▶ _TO DO_
Reproduce the listing word for word. Skip any image.

▶ _DATASET SECTION_
::::::::

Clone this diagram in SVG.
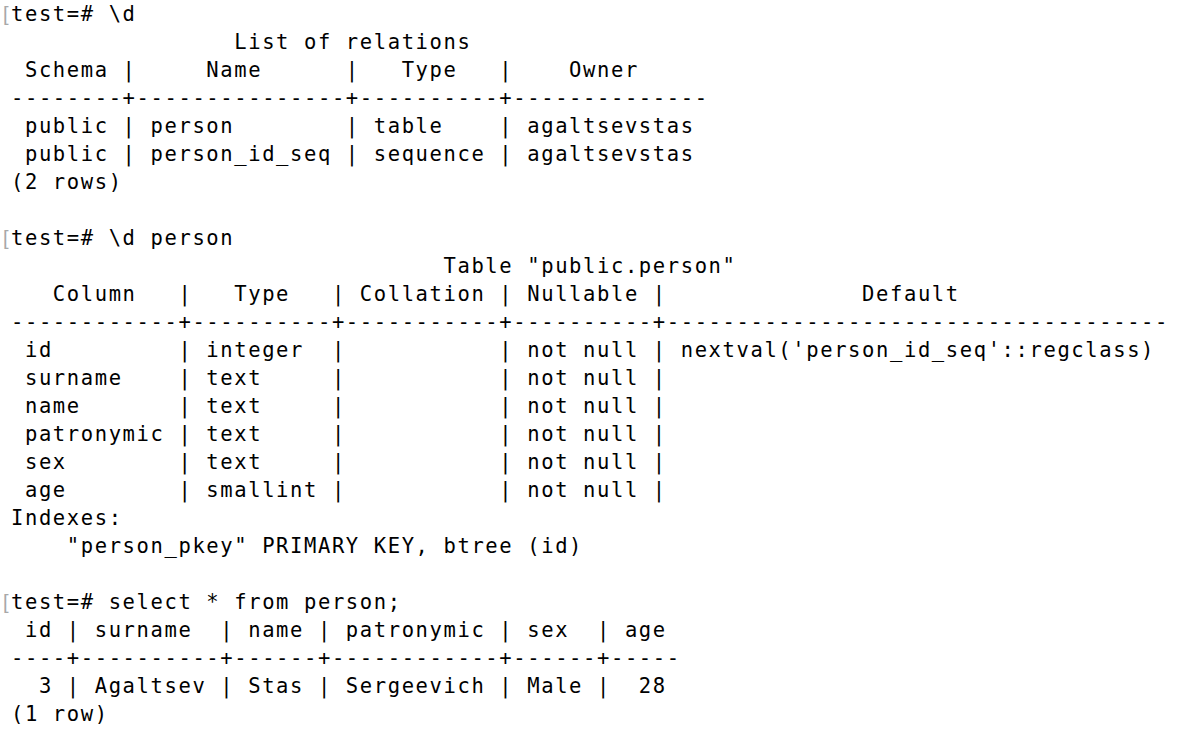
<svg xmlns="http://www.w3.org/2000/svg" width="1188" height="736" viewBox="0 0 1188 736">
<style>
.t{font-family:"DejaVu Sans Mono","Liberation Mono",monospace;font-size:20.5px;letter-spacing:1.61px;fill:#000;white-space:pre}
.m{font-family:"Liberation Sans",Arial,sans-serif;font-size:20px;fill:#a8a8a8}
</style>
<rect x="0" y="0" width="1188" height="736" fill="#fff"/>
<g id="terminal">
<text class="m" x="3" y="21">[</text>
<text class="t" x="11" y="21" xml:space="preserve">test=# \d</text>
<text class="t" x="11" y="49" xml:space="preserve">                List of relations</text>
<text class="t" x="11" y="77" xml:space="preserve"> Schema |     Name      |   Type   |    Owner</text>
<text class="t" x="11" y="105" xml:space="preserve">--------+---------------+----------+--------------</text>
<text class="t" x="11" y="133" xml:space="preserve"> public | person        | table    | agaltsevstas</text>
<text class="t" x="11" y="161" xml:space="preserve"> public | person_id_seq | sequence | agaltsevstas</text>
<text class="t" x="11" y="189" xml:space="preserve">(2 rows)</text>
<text class="m" x="3" y="245">[</text>
<text class="t" x="11" y="245" xml:space="preserve">test=# \d person</text>
<text class="t" x="11" y="273" xml:space="preserve">                               Table "public.person"</text>
<text class="t" x="11" y="301" xml:space="preserve">   Column   |   Type   | Collation | Nullable |              Default</text>
<text class="t" x="11" y="329" xml:space="preserve">------------+----------+-----------+----------+------------------------------------</text>
<text class="t" x="11" y="357" xml:space="preserve"> id         | integer  |           | not null | nextval('person_id_seq'::regclass)</text>
<text class="t" x="11" y="385" xml:space="preserve"> surname    | text     |           | not null |</text>
<text class="t" x="11" y="413" xml:space="preserve"> name       | text     |           | not null |</text>
<text class="t" x="11" y="441" xml:space="preserve"> patronymic | text     |           | not null |</text>
<text class="t" x="11" y="469" xml:space="preserve"> sex        | text     |           | not null |</text>
<text class="t" x="11" y="497" xml:space="preserve"> age        | smallint |           | not null |</text>
<text class="t" x="11" y="525" xml:space="preserve">Indexes:</text>
<text class="t" x="11" y="553" xml:space="preserve">    "person_pkey" PRIMARY KEY, btree (id)</text>
<text class="m" x="3" y="609">[</text>
<text class="t" x="11" y="609" xml:space="preserve">test=# select * from person;</text>
<text class="t" x="11" y="637" xml:space="preserve"> id | surname  | name | patronymic | sex  | age</text>
<text class="t" x="11" y="665" xml:space="preserve">----+----------+------+------------+------+-----</text>
<text class="t" x="11" y="693" xml:space="preserve">  3 | Agaltsev | Stas | Sergeevich | Male |  28</text>
<text class="t" x="11" y="721" xml:space="preserve">(1 row)</text>
</g>
</svg>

::::::::

▶ _RESULT OF THIS EXERCISE_
Clone this diagram in SVG.
<svg xmlns="http://www.w3.org/2000/svg" width="1188" height="736" viewBox="0 0 1188 736">
<style>
.t{font-family:"DejaVu Sans Mono","Liberation Mono",monospace;font-size:20.5px;letter-spacing:1.61px;fill:#000;white-space:pre}
.m{font-family:"Liberation Sans",Arial,sans-serif;font-size:20px;fill:#a8a8a8}
</style>
<rect x="0" y="0" width="1188" height="736" fill="#fff"/>
<g id="terminal">
<text class="m" x="3" y="21">[</text>
<text class="t" x="11" y="21" xml:space="preserve">test=# \d</text>
<text class="t" x="11" y="49" xml:space="preserve">                List of relations</text>
<text class="t" x="11" y="77" xml:space="preserve"> Schema |     Name      |   Type   |    Owner</text>
<text class="t" x="11" y="105" xml:space="preserve">--------+---------------+----------+--------------</text>
<text class="t" x="11" y="133" xml:space="preserve"> public | person        | table    | agaltsevstas</text>
<text class="t" x="11" y="161" xml:space="preserve"> public | person_id_seq | sequence | agaltsevstas</text>
<text class="t" x="11" y="189" xml:space="preserve">(2 rows)</text>
<text class="m" x="3" y="245">[</text>
<text class="t" x="11" y="245" xml:space="preserve">test=# \d person</text>
<text class="t" x="11" y="273" xml:space="preserve">                               Table "public.person"</text>
<text class="t" x="11" y="301" xml:space="preserve">   Column   |   Type   | Collation | Nullable |              Default</text>
<text class="t" x="11" y="329" xml:space="preserve">------------+----------+-----------+----------+------------------------------------</text>
<text class="t" x="11" y="357" xml:space="preserve"> id         | integer  |           | not null | nextval('person_id_seq'::regclass)</text>
<text class="t" x="11" y="385" xml:space="preserve"> surname    | text     |           | not null |</text>
<text class="t" x="11" y="413" xml:space="preserve"> name       | text     |           | not null |</text>
<text class="t" x="11" y="441" xml:space="preserve"> patronymic | text     |           | not null |</text>
<text class="t" x="11" y="469" xml:space="preserve"> sex        | text     |           | not null |</text>
<text class="t" x="11" y="497" xml:space="preserve"> age        | smallint |           | not null |</text>
<text class="t" x="11" y="525" xml:space="preserve">Indexes:</text>
<text class="t" x="11" y="553" xml:space="preserve">    "person_pkey" PRIMARY KEY, btree (id)</text>
<text class="m" x="3" y="609">[</text>
<text class="t" x="11" y="609" xml:space="preserve">test=# select * from person;</text>
<text class="t" x="11" y="637" xml:space="preserve"> id | surname  | name | patronymic | sex  | age</text>
<text class="t" x="11" y="665" xml:space="preserve">----+----------+------+------------+------+-----</text>
<text class="t" x="11" y="693" xml:space="preserve">  3 | Agaltsev | Stas | Sergeevich | Male |  28</text>
<text class="t" x="11" y="721" xml:space="preserve">(1 row)</text>
</g>
</svg>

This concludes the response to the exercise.